→ Task directions
Exactly reproduce the lines that run from the one containing "Recreate this image" through the one containing "sans-serif', size: 14", ends included, with no pictures.

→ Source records
[Begin]

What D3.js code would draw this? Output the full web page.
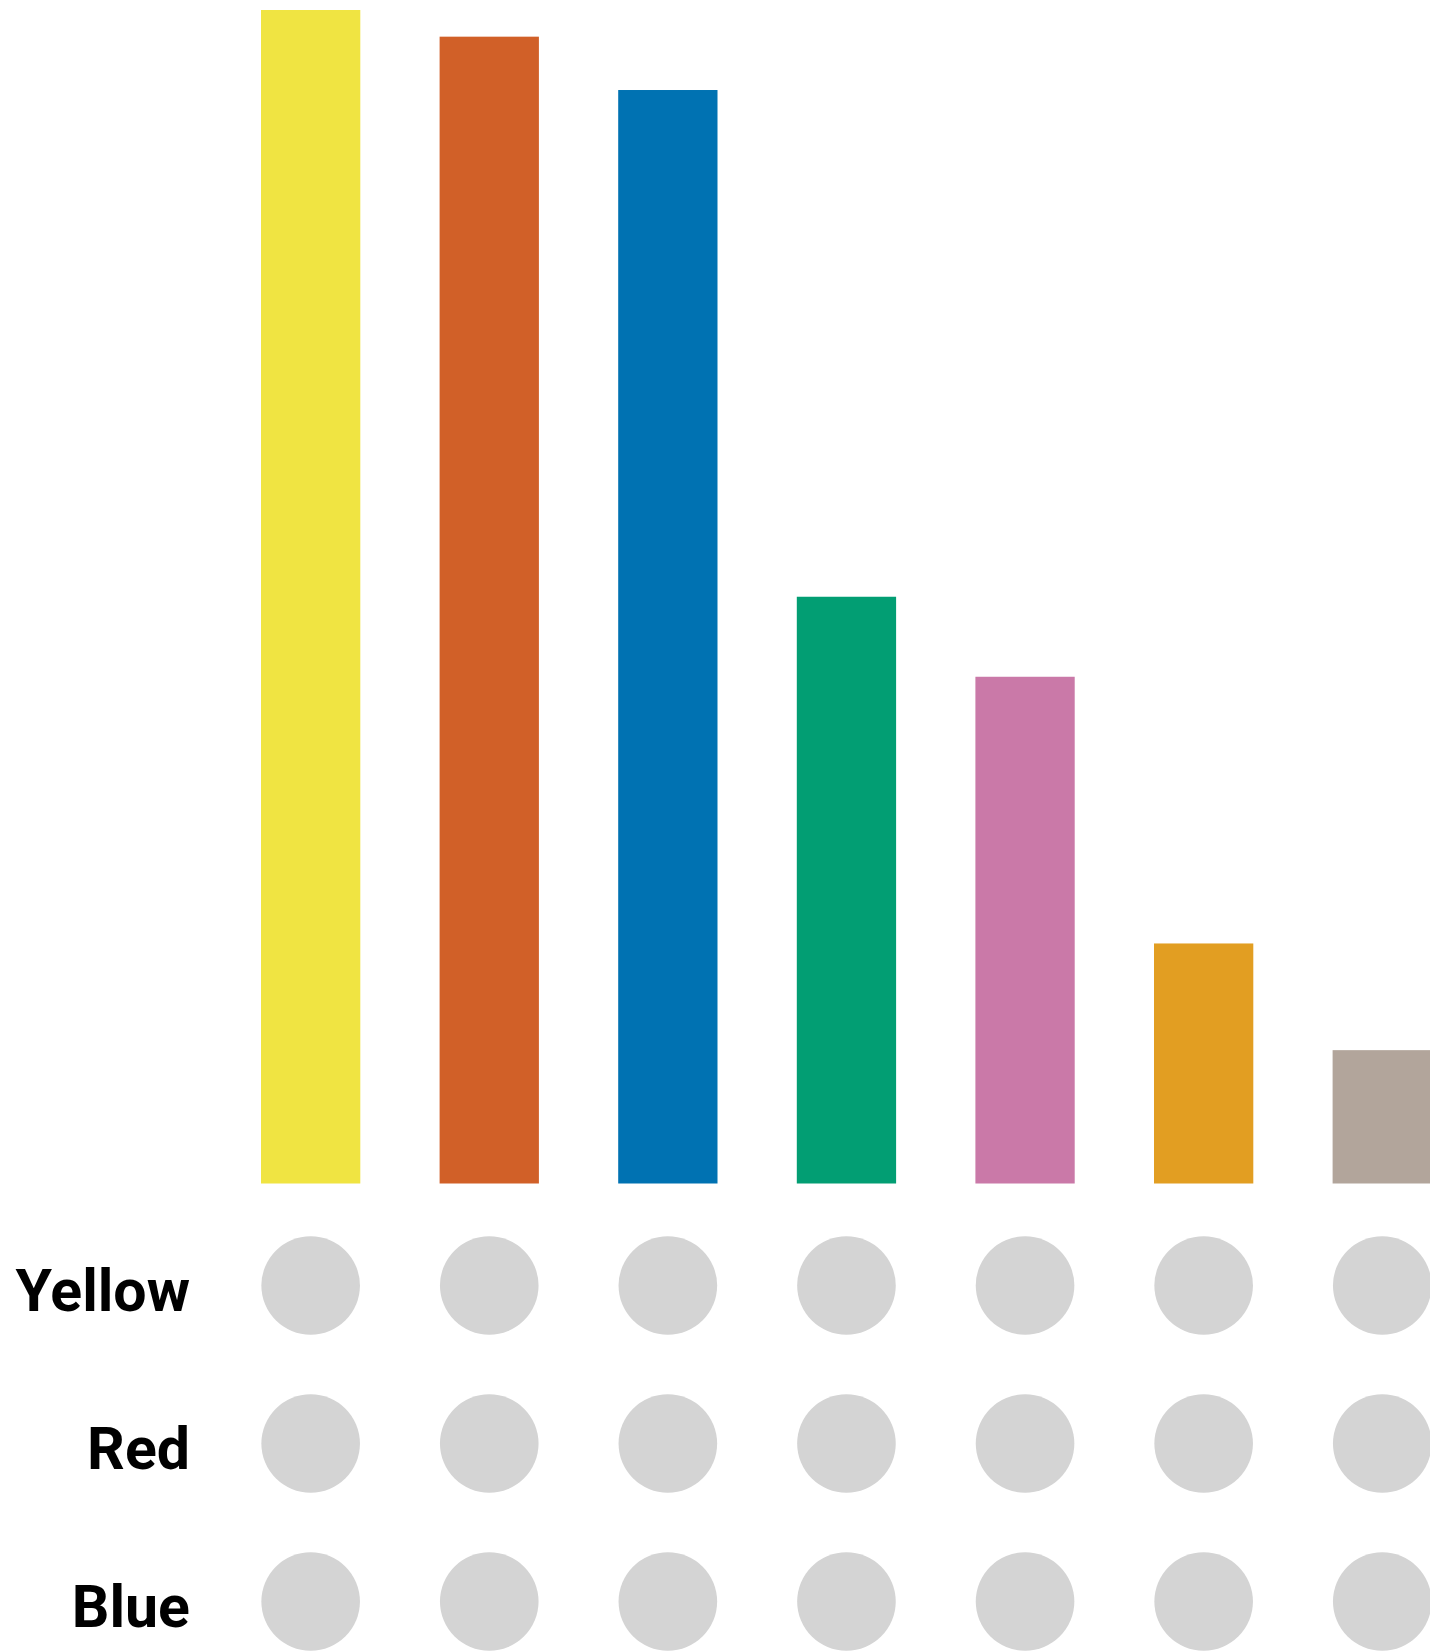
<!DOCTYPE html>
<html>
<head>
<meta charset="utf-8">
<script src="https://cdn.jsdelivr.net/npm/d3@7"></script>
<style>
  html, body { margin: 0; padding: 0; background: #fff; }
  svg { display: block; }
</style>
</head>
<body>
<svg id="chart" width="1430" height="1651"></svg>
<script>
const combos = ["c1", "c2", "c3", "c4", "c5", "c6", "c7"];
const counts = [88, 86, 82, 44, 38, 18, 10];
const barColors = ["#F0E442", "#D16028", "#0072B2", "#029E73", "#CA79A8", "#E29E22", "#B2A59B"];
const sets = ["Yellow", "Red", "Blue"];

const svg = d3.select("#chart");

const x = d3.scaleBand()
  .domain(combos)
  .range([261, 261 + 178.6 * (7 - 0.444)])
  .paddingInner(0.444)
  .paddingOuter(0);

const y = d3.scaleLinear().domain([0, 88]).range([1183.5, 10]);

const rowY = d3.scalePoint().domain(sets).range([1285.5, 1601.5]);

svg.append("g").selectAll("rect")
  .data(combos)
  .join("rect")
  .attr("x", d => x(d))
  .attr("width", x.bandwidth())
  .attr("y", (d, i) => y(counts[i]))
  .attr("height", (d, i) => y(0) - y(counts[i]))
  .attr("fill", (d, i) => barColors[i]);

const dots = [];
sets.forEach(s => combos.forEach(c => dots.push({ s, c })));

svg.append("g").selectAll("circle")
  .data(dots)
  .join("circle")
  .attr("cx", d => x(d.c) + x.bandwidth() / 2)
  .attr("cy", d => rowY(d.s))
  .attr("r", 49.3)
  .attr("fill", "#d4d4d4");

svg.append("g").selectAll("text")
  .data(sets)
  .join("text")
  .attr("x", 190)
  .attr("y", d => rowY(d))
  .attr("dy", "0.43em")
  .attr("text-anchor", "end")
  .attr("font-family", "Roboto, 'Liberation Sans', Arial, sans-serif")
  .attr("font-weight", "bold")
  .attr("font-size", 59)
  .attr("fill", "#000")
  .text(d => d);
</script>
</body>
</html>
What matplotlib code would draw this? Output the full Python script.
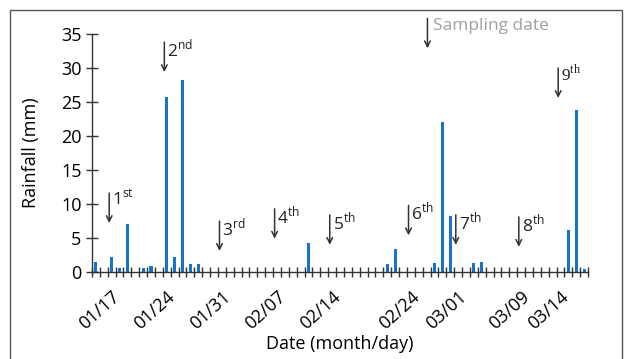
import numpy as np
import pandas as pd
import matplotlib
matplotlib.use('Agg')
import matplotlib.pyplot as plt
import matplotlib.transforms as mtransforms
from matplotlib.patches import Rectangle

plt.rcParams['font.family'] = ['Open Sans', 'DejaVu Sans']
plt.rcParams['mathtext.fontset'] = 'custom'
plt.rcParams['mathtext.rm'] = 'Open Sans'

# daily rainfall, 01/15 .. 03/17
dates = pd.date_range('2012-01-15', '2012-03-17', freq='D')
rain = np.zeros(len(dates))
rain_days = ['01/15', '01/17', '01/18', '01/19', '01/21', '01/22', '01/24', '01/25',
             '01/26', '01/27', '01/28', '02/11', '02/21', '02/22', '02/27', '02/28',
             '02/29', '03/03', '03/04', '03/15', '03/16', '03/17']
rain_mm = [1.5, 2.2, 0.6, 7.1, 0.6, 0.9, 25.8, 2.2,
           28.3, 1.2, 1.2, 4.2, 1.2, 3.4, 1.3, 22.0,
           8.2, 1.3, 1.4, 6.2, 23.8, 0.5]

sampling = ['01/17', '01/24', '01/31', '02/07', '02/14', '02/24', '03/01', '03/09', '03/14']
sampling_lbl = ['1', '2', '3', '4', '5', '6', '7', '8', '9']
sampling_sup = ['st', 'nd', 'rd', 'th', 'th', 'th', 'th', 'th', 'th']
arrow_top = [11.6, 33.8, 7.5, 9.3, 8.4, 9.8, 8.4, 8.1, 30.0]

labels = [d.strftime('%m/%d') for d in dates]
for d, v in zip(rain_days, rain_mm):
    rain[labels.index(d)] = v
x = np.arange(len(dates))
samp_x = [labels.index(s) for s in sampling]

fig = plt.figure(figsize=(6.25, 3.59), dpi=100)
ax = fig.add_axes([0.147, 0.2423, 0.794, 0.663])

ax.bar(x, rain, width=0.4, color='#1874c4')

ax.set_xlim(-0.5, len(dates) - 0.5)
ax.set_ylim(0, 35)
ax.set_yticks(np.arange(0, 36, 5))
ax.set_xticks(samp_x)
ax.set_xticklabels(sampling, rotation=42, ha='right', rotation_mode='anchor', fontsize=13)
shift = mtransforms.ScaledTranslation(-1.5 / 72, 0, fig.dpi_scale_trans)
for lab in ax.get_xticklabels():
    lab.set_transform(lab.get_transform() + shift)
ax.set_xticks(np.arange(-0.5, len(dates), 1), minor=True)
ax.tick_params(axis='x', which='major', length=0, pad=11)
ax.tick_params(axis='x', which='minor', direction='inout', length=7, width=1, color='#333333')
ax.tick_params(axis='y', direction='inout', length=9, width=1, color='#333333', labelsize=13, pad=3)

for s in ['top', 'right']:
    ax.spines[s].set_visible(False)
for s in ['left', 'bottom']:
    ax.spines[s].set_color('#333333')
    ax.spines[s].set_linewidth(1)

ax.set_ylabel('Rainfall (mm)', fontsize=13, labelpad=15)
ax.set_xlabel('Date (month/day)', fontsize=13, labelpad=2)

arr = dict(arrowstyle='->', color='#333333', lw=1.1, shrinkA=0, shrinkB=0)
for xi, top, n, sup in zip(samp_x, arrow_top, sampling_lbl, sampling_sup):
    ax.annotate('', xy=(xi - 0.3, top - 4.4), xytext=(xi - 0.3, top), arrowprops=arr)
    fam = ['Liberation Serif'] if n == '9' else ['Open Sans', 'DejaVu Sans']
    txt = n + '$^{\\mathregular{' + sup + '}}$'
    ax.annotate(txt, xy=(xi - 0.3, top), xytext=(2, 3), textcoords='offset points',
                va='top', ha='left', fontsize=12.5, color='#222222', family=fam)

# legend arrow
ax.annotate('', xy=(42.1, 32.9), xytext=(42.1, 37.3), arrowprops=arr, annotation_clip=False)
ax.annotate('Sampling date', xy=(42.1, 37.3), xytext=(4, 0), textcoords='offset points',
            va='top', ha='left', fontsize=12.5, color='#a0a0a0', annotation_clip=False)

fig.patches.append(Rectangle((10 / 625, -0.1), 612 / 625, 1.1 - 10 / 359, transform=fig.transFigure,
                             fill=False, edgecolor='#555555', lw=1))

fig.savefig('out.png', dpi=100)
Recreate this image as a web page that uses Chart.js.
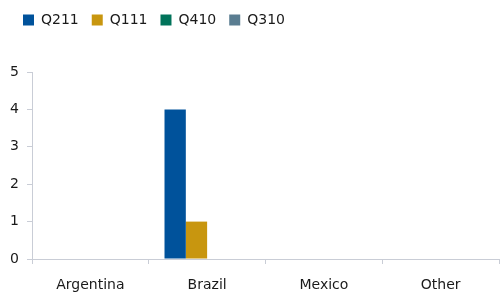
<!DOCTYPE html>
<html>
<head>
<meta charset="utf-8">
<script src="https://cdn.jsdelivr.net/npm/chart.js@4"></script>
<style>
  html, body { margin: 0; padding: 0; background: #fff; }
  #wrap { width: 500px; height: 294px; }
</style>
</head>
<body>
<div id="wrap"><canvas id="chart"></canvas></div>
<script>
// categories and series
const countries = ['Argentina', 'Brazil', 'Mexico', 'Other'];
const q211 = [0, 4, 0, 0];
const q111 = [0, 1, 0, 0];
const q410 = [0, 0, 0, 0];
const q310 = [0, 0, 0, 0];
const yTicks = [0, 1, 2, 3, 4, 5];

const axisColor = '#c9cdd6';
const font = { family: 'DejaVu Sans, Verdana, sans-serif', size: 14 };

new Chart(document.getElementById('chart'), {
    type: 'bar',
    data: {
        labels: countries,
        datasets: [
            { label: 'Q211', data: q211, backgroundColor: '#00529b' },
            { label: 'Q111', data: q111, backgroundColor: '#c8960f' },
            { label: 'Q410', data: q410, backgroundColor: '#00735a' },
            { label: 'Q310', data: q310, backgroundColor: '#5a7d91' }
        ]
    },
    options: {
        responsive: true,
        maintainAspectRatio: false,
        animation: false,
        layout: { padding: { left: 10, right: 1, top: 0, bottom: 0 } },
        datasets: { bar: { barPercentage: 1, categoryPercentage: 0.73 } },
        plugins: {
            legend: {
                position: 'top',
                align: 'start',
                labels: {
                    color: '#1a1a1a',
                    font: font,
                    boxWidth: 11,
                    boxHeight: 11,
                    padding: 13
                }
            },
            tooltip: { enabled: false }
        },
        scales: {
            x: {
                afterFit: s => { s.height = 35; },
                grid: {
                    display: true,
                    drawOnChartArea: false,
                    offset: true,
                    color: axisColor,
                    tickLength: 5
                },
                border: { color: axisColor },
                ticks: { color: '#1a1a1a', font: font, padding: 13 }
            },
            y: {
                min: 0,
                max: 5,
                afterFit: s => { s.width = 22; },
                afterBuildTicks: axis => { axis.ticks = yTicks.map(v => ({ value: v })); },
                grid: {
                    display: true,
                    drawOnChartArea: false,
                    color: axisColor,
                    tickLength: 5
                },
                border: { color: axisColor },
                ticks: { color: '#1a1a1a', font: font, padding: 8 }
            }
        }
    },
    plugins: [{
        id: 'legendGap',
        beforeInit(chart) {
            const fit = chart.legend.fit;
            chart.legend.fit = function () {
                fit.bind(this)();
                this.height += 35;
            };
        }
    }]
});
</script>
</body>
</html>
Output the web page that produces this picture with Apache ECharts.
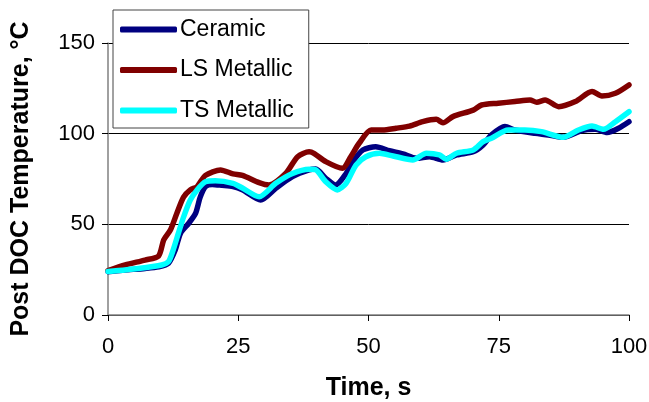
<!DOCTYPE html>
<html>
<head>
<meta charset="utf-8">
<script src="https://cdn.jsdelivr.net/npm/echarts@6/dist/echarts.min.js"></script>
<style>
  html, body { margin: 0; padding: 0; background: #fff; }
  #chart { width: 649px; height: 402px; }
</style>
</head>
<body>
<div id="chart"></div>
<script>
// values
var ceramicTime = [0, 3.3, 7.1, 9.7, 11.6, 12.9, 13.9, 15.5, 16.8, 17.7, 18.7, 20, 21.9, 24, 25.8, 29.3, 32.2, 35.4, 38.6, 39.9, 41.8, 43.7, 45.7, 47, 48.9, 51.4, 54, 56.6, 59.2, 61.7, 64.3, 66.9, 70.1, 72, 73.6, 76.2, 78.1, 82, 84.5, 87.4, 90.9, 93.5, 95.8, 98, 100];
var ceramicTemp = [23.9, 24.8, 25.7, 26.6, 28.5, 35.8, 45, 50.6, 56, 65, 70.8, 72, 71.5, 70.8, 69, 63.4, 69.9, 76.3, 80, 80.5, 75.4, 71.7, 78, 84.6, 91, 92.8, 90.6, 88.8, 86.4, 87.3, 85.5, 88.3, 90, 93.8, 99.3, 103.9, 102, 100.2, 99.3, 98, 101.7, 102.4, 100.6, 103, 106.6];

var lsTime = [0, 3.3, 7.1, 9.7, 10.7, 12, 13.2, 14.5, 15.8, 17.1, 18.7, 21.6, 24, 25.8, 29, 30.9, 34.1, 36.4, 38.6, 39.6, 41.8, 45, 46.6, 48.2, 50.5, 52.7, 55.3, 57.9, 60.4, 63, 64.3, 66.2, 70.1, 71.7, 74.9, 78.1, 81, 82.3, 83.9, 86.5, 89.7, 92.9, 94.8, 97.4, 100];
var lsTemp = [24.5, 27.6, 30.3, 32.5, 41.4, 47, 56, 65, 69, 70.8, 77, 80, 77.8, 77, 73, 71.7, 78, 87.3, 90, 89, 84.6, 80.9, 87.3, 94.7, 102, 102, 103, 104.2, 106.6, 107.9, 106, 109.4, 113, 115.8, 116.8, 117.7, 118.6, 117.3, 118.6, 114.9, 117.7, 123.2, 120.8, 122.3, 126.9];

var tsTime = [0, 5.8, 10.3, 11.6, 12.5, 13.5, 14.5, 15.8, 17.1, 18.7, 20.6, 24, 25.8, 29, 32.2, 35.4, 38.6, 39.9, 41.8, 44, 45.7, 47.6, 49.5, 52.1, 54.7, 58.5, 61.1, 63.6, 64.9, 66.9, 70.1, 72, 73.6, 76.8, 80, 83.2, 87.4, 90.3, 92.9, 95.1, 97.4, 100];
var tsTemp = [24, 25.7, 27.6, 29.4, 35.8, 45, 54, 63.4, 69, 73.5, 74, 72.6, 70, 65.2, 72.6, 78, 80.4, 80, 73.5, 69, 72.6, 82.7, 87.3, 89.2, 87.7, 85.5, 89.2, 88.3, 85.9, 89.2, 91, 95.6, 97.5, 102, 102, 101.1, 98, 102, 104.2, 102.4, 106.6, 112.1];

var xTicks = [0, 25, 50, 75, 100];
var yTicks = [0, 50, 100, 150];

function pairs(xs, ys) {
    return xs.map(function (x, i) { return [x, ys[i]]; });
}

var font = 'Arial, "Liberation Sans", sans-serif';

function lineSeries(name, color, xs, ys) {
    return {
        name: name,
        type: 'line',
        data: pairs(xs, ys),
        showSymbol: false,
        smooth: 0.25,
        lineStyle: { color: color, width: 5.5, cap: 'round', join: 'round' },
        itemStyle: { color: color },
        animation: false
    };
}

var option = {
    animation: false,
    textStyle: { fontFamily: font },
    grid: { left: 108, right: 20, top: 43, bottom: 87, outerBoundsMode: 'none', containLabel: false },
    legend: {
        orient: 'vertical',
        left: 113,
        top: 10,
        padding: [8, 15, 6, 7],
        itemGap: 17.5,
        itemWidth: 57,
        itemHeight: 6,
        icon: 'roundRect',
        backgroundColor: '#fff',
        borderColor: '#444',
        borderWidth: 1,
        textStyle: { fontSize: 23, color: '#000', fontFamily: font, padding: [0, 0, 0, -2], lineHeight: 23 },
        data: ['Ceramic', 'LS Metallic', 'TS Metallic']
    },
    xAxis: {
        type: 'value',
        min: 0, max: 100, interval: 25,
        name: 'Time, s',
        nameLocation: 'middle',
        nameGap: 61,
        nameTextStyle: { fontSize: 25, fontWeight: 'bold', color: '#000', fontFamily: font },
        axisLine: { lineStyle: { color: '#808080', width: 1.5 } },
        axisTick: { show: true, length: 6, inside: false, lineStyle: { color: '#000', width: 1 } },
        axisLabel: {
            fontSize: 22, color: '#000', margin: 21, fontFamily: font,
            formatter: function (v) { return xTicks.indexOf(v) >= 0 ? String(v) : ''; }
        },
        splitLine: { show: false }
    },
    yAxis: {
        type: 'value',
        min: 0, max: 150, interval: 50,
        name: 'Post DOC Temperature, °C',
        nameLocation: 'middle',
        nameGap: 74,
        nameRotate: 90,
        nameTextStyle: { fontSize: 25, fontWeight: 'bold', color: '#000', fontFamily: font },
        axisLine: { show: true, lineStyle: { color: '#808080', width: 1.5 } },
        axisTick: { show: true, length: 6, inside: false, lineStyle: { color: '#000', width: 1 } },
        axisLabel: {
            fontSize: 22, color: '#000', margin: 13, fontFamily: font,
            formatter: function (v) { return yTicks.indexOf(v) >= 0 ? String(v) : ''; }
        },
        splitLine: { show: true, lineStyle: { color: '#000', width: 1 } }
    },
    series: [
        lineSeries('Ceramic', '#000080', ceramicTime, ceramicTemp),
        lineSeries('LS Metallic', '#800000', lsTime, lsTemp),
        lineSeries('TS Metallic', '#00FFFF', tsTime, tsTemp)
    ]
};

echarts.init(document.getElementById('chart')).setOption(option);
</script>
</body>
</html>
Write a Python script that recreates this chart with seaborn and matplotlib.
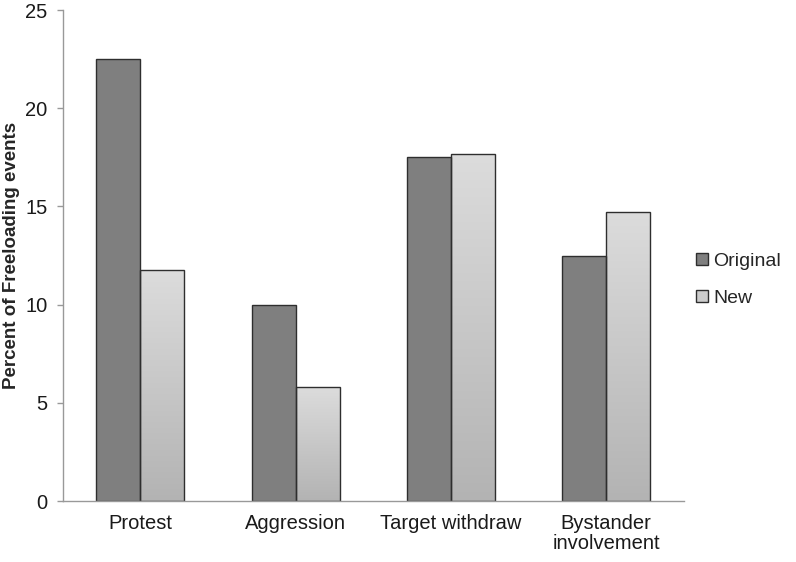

[End]

→ Result for this exercise
Recreate this image as a web page that uses Chart.js.
<!DOCTYPE html>
<html>
<head>
<meta charset="utf-8">
<script src="https://cdn.jsdelivr.net/npm/chart.js@4"></script>
<style>
  html, body { margin: 0; padding: 0; background: #fff; }
  #wrap { width: 500px; height: 294px; }
</style>
</head>
<body>
<div id="wrap"><canvas id="chart"></canvas></div>
<script>
// categories and series
const countries = ['Argentina', 'Brazil', 'Mexico', 'Other'];
const q211 = [0, 4, 0, 0];
const q111 = [0, 1, 0, 0];
const q410 = [0, 0, 0, 0];
const q310 = [0, 0, 0, 0];
const yTicks = [0, 1, 2, 3, 4, 5];

const axisColor = '#c9cdd6';
const font = { family: 'DejaVu Sans, Verdana, sans-serif', size: 14 };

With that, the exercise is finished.